The techniques of slicing and projection are powerful tools in analyzing geometric figures and also in visualizing complicated data sets. We illustrate the application of these techniques to data visualization by presenting an extended example that uses many of the topics of this chapter and the previous one.

For a major research project in paleoecology, Professor Tom Webb and his co-workers in the Geological Sciences Department at Brown University are studying climate changes over thousands of years by tracking the changing vegetation. Their typical data come from counting pollen grains in cores of lake sediments. Within these long vertical cylinders of packed soil, the pollen grains are preserved in temporal order, the oldest material lying in the lower part of the core and the more recent material lying near the top. To verify the chronology, the sediments are radiocarbon dated. By examining the abundance of different types of pollen, the researchers can tell the distribution of different varieties of trees, herbs, and grasses.
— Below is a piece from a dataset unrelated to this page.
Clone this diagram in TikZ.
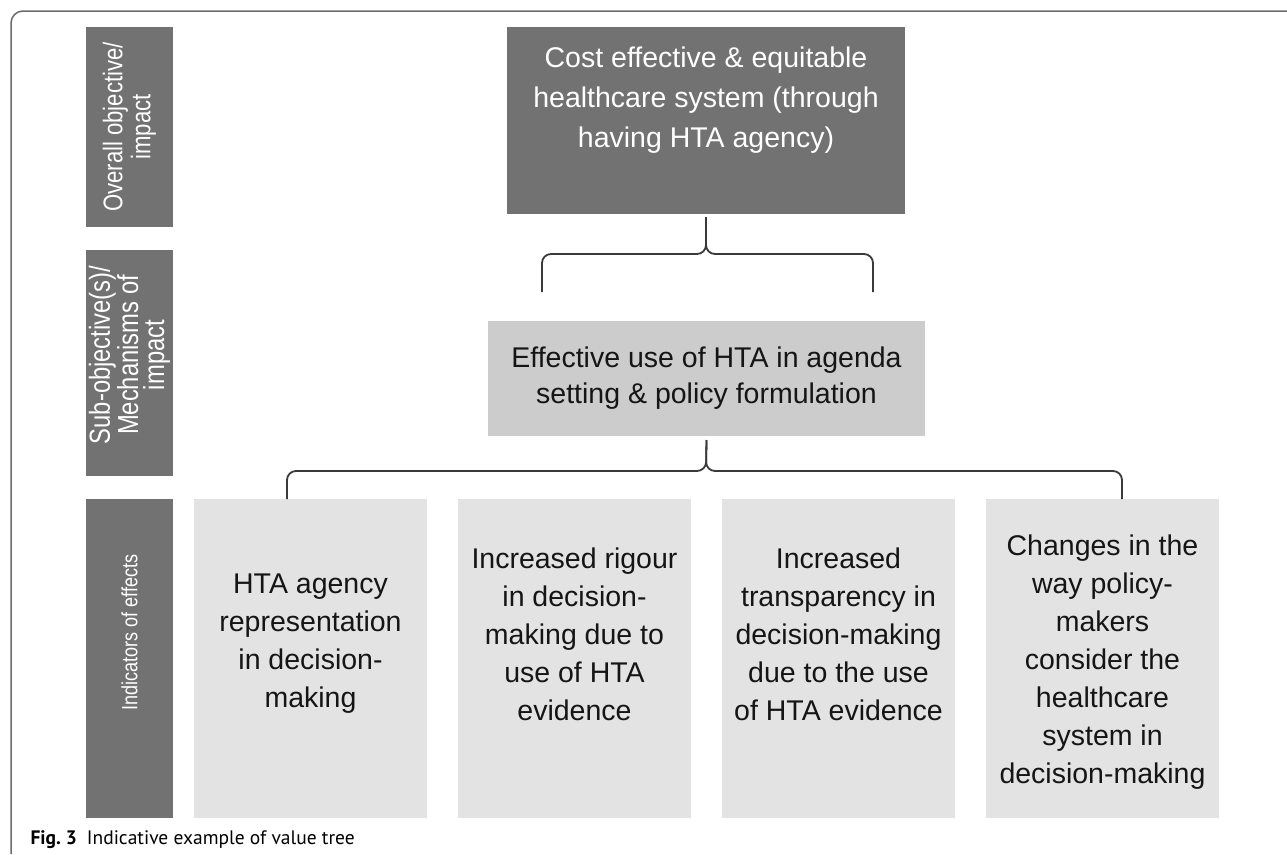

In particular, they can tell whether the land was forest or prairie by comparing the amount of oak or spruce pollen to the amount of forb pollen from prairie grass.

Traditional studies in this field have usually analyzed readings at a single site. Researchers count the pollen grains in different layers of a sample core, knowing that the deeper down in the core, the further back the layers go into the history of the site. The abundance of forb pollen at the site is plotted in a time series, a graph where the horizontal axis indicates the time when pollen was deposited and the vertical axis gives the percentage of pollen. This visual presentation of the data can show how the abundance rises and falls over periods of thousands of years. But this single time series cannot show how changes at this particular site are related to the changes at nearby sites. Perhaps we happened to choose an isolated lake where a bog was forming, which induced vegetational changes not at all representative of the broad area surrounding it.

Isopoll curves connect points with the same percentages of forb pollon 6000 years ago. Each curve represents a slice of the four-dimensional data.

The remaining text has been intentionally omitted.